Wind turbine major component repairs face several Indian-specific logistics constraints that extend the realistic BI exposure beyond OEM nominal repair timelines. Large crawler cranes of 600 to 1,200 tonne capacity required for major repairs are in short supply, with most operated by European logistics specialists (Mammoet, Sarens, Wagenborg, Liebherr-Mietservice) operating in India through partnerships or direct deployments, with crane mobilisation timelines from European origin or existing Indian deployment ranging from 6 to 16 weeks. Blade transportation requires specialised vehicles, route planning, and over-dimensional cargo permits, extending the timeline by weeks for sites with constrained road access. OEM technicians with platform-specific expertise can be in short supply during cyclone-aftermath periods with multiple concurrent repair requirements. Major spare parts including gearboxes, generators, and blades have lead times of 12 to 32 weeks from OEM manufacturing or stocking points, with imported parts facing additional customs clearance and transportation timelines. Major repairs in high-wind conditions require weather windows, particularly for crane operations and blade installations, with monsoon and high-wind periods limiting available work days. The cumulative repair logistics extend major component events from OEM nominal timelines significantly, with the realistic BI exposure reflecting the full logistics-inclusive timeline.

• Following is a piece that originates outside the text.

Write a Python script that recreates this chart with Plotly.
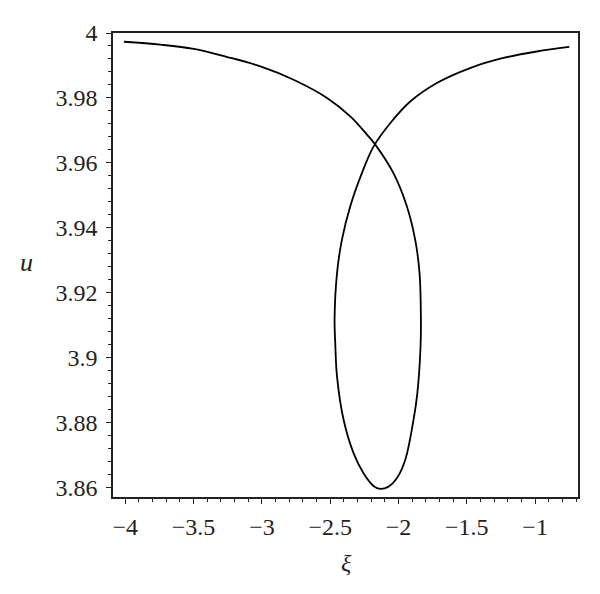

What is the difference between Indian insurer wordings and Munich Re wordings on wind farm covers?
The wording differences are material at claim time across several dimensions. Munich Re international wordings include sophisticated design-defect provisions and serial loss covers responding to defects manifesting across multiple turbines, while Indian wordings often have less developed serial loss provisions with implications for OEM-related event recovery. Munich Re wordings include specific maintenance-related exclusions tied to OEM-recommended maintenance schedules, while Indian wordings sometimes have broader maintenance exclusions or less developed linkage to specific OEM requirements. Munich Re wordings frequently specify lightning protection system maintenance and testing requirements as conditions of cover, while Indian wordings have varied positions on LPS-related conditions. Munich Re wordings include detailed natural perils provisions with sophisticated sub-limit structures, while Indian wordings have varying levels of natural perils detail. Munich Re wordings include detailed BI quantification methodology covering curtailment, tariff variability, and operating margins, while Indian wordings sometimes have less detailed BI quantification methodology. The 2026 practice for major wind farm placements uses international or near-international wordings to ensure consistency with reinsurance support including GIFT City IIO offshore reinsurance from Munich Re, Swiss Re, Hannover Re, SCOR, and Lloyd's syndicates, providing clearer claim-time positions than legacy Indian wordings.